When you see people in the store standing in the middle of the aisle, blocking others with their cart, you are seeing their real personality. They are self-centered and thoughtless. They may be sensitive at other times, but that’s when they’re trying. It hasn’t yet become a part of them and hopefully this column will make them realize it.

The same applies when you see the people who take note of others and make sure they don’t block anyone, perhaps by parking their cart in front of some less-popular items, like gluten-free vegan beef jerky or pickled plums, while they go to grab the barley for their cholent or some takeout items from more crowded sections. When you see someone move to the side for you, that’s because they are focused on working on themselves and putting others first. Make sure you say thank you!

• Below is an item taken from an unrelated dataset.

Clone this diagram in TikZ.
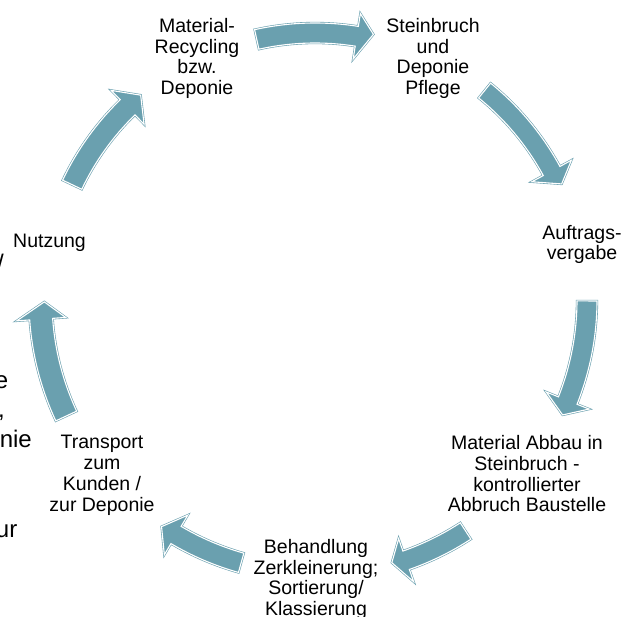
\documentclass[tikz,border=0pt]{standalone}
\usepackage{fontspec}
\setmainfont{Liberation Sans}
\definecolor{cyc}{RGB}{106,160,175}
\tikzset{
  lbl/.style={align=center, inner sep=0pt, anchor=north, font=\fontsize{19.5}{20.7}\selectfont},
  frag/.style={inner sep=0pt, anchor=base east, font=\fontsize{24}{30}\selectfont},
  cycarrow/.style={fill=cyc, draw=cyc, line width=0.6pt, double=white, double distance=1.1pt, line join=miter},
}
% #1 tail angle, #2 head-base angle, #3 tip angle, #4 inner radius, #5 outer radius, #6 tip radius
\newcommand\cycarrowat[6]{%
  \begin{scope}[shift={(315pt,316pt)}]
    \path[cycarrow] (#1:#5pt) arc[start angle=#1, end angle=#2, radius=#5pt]
      -- (#2:#5pt+13pt) -- (#3:#6pt) -- (#2:#4pt-13pt) -- (#2:#4pt)
      arc[start angle=#2, end angle=#1, radius=#4pt] -- cycle;
  \end{scope}}
\begin{document}
\begin{tikzpicture}
\useasboundingbox (0,0) rectangle (623pt,616pt);
\clip (0,0) rectangle (623pt,616pt);
% arrows
\cycarrowat{102.6}{81}{77.6}{257}{277}{272}
\cycarrowat{51}{28.6}{25.2}{260}{279}{272.6}
\cycarrowat{-0.2}{-21.7}{-24.9}{262}{282}{273}
\cycarrowat{-56.9}{-70.7}{-73.7}{266}{285.5}{273.7}
\cycarrowat{-105.7}{-120.6}{-124.1}{263}{283}{273.7}
\cycarrowat{205}{184}{180.4}{263}{286}{270.7}
\cycarrowat{154.6}{134.2}{130.4}{258.2}{279.4}{269}
% labels
\node[lbl] (recyc) at (197pt,597.9pt) {Material-\\Recycling\\bzw.\\Deponie};
\node[lbl] (stein) at (433pt,597.9pt) {Steinbruch\\und\\Deponie\\Pflege};
\node[lbl] (auftrag) at (582pt,391.2pt) {Auftrags-\\vergabe};
\node[lbl] (abbau) at (527pt,180.7pt) {Material Abbau in\\Steinbruch -\\kontrollierter\\Abbruch Baustelle};
\node[lbl] (behand) at (316pt,76.9pt) {Behandlung\\Zerkleinerung;\\Sortierung/\\Klassierung};
\node[lbl] (trans) at (102pt,180.7pt) {Transport\\zum\\Kunden /\\zur Deponie};
\node[lbl] (nutz) at (49.5pt,382pt) {Nutzung};
% clipped fragments at the left edge
\node[frag] (f1) at (4pt,344pt) {/};
\node[frag] (f2) at (8.5pt,228pt) {e};
\node[frag] (f3) at (5pt,199pt) {,};
\node[frag] (f4) at (32pt,169pt) {nie};
\node[frag] (f5) at (17.5pt,79pt) {ur};
\end{tikzpicture}
\end{document}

Unfortunately, in some stores I have to ask myself why people bump into me and I’m the one apologizing. Why don’t they feel bad that they knocked into me? Why does the girl who would not want to sit next to a man on the bus suddenly have no problem squeezing past me in a crowded store and brushing up against me? It’s because she’s not aware she’s being watched, but guess what? We are always being watched.

Like this one time I was waiting in line at the grocery store. It was mid-afternoon, not normally a busy time, but it was a snowy day so many people, myself included, were home early and shopping. As I stood in the abnormally long lines, I resigned myself to a long wait. Not only that, it struck me to pull out my phone where I have a Chumash app and go over the Parsha. I excitedly made the most of my time!

Then, in my peripheral vision, I noticed a woman fidgeting and shifting her body back and forth as she stood in line behind me. I gathered that she was craning her neck looking at the other lanes and trying to see if one would move faster. I felt bad for her. She was obviously impatient and the long lines were annoying her. She was commenting that the store should have had more cashiers, but her adult daughter was calm about it. “This is probably not their busy time,” she said, clearly a woman who was not inclined to get upset.

Then when someone on another aisle moved, the mom said, “Well, we picked the wrong line, obviously.” At this point I could ignore it or say something. Of course, I had to say something. Putting my chumash down, I turned and smiled (though she couldn’t see it well through my mask,) and said, “I figure G-d knows why He wants us here in line. Maybe we’re missing a spin-out on the road and He’s keeping us safe.” Guess what she did?

She agreed with me! Suddenly, she was able to calm down. She was able to acknowledge that it wasn’t so bad to be waiting. Maybe it’s because she realized someone was watching, or maybe it’s because she realized Someone was watching. Either way, she started acting on her best behavior, which is what Hashem asks of us all.

So, when you’re out and about, and you think no one is watching, think again. You may not only find yourself acting the way you really want to, but you may save yourself aggravation and embarrassment in the process. That’s as good a tip on the market as I’ve ever heard.